Increasingly, cities are adopting public funding as a model and many states are considering reforms for statewide, legislative and judicial elections, Mayer adds.

“Over the past decade, attention has focused on campaign finance at the federal level. Now that the policy and constitutional issues have been settled, it is time to take a good look at the laboratories of democracy: the states,” Mayer says. “Studying state and local reforms can help us understand how public officials, candidates, voters, and interest groups respond to new rules.”

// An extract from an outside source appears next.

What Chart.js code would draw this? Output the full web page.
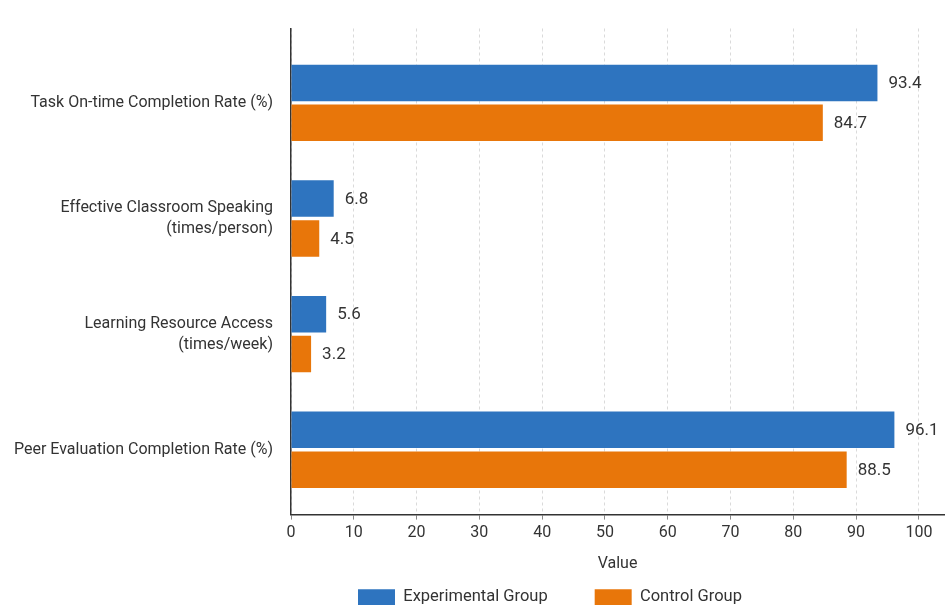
<!DOCTYPE html>
<html>
<head>
<meta charset="utf-8">
<script src="https://cdn.jsdelivr.net/npm/chart.js@4/dist/chart.umd.min.js"></script>
<style>
  html, body { margin: 0; padding: 0; background: #ffffff; overflow: hidden; }
  #wrap { position: relative; width: 946px; height: 605px; }
</style>
</head>
<body>
<div id="wrap"><canvas id="chart"></canvas></div>
<script>
// Metrics compared between the two groups
const categories = [
  'Task On-time Completion Rate (%)',
  ['Effective Classroom Speaking', '(times/person)'],
  ['Learning Resource Access', '(times/week)'],
  'Peer Evaluation Completion Rate (%)'
];
const experimentalValues = [93.4, 6.8, 5.6, 96.1];
const controlValues = [84.7, 4.5, 3.2, 88.5];
const xTickValues = [0, 10, 20, 30, 40, 50, 60, 70, 80, 90, 100];
const seriesNames = ['Experimental Group', 'Control Group'];

const BLUE = '#2E74BF';
const ORANGE = '#E8760A';
const TEXT = '#333333';
const FONT = 'Roboto, "Liberation Sans", Arial, sans-serif';

const toPoints = vals => vals.map((v, i) => ({ x: v, y: i }));

// Writes each bar's value just past its end
const valueLabels = {
  id: 'valueLabels',
  afterDatasetsDraw(chart) {
    const ctx = chart.ctx;
    ctx.save();
    ctx.font = '17px ' + FONT;
    ctx.fillStyle = TEXT;
    ctx.textAlign = 'left';
    ctx.textBaseline = 'middle';
    chart.data.datasets.forEach((ds, di) => {
      const meta = chart.getDatasetMeta(di);
      meta.data.forEach((el, i) => {
        ctx.fillText(ds.data[i].x.toFixed(1), el.x + 11, el.y + 1);
      });
    });
    ctx.restore();
  }
};

// Places the legend row under the axis title, starting below the plot
const legendPlacement = {
  id: 'legendPlacement',
  afterLayout(chart) {
    const lg = chart.legend;
    if (!lg) return;
    lg.top = 589 - 47;
    lg.left = 358 - 47;
  }
};

new Chart(document.getElementById('chart'), {
  type: 'bar',
  data: {
    datasets: [
      {
        label: seriesNames[0],
        data: toPoints(experimentalValues),
        backgroundColor: BLUE,
        borderWidth: 0,
        categoryPercentage: 0.69,
        barPercentage: 0.915
      },
      {
        label: seriesNames[1],
        data: toPoints(controlValues),
        backgroundColor: ORANGE,
        borderWidth: 0,
        categoryPercentage: 0.69,
        barPercentage: 0.915
      }
    ]
  },
  options: {
    indexAxis: 'y',
    responsive: true,
    maintainAspectRatio: false,
    animation: false,
    layout: { padding: { top: 27, right: 2, left: 0, bottom: 0 } },
    scales: {
      x: {
        type: 'linear',
        min: 0,
        max: 104,
        afterBuildTicks: axis => { axis.ticks = xTickValues.map(v => ({ value: v })); },
        border: { display: true, color: '#333333', width: 1.5, dash: [3, 3] },
        grid: {
          display: true,
          color: '#dadada',
          lineWidth: 1,
          drawTicks: true,
          tickLength: 5,
          tickColor: '#888888',
          tickBorderDash: []
        },
        ticks: {
          color: TEXT,
          font: { family: FONT, size: 16 },
          padding: 4
        },
        title: {
          display: true,
          text: 'Value',
          color: TEXT,
          font: { family: FONT, size: 16 },
          padding: { top: 8, bottom: 0 }
        }
      },
      y: {
        type: 'linear',
        offset: false,
        reverse: true,
        min: -0.643,
        max: 3.561,
        afterBuildTicks: axis => { axis.ticks = categories.map((c, i) => ({ value: i })); },
        afterFit: axis => { axis.width = 291; },
        border: { display: true, color: '#333333', width: 1.5 },
        grid: { display: false, drawTicks: false, offset: false },
        ticks: {
          color: TEXT,
          font: { family: FONT, size: 16, lineHeight: 1.31 },
          padding: 18,
          autoSkip: false,
          callback: v => categories[v]
        }
      }
    },
    plugins: {
      legend: {
        position: 'bottom',
        align: 'start',
        maxHeight: 31,
        labels: {
          color: TEXT,
          font: { family: FONT, size: 16.5 },
          boxWidth: 37,
          boxHeight: 16,
          padding: 47
        }
      },
      tooltip: { enabled: false }
    }
  },
  plugins: [valueLabels, legendPlacement]
});
</script>
</body>
</html>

Participants include: Ruth Jones, Arizona State University vice provost and former chair of the Arizona Clean Elections Commission; Thad Kousser, political science professor, University of California-San Diego; Jennifer Steen, political science professor, Boston College; Michael MacDonald, political science professor, George Mason University; Michael Malbin, political science professor, SUNY-Albany and director of the Campaign Finance Institute; Keith Hamm, political science professor, Rice University; Robert Hogan, political science professor, Louisiana State University; Ray La Raja, political science professor, University of Massachusetts, Amherst; Michael Bailey, political science professor, Georgetown University; David Primo, political science professor, University of Rochester; David Milyo, economics professor, University of Missouri; John Samples, director of the Center for Representative Government, Cato Institute; Robert Stern, director of the Center for Governmental Studies; Nathan Persily, political science and law professor, University of Pennsylvania; Anthony Gierzynksi, political science professor, University of Vermont; and John Coleman, political science professor, UW–Madison.

The conference is funded through a grant from the New York City-based JEHT (Justice, Equality, Human Dignity and Tolerance) Foundation.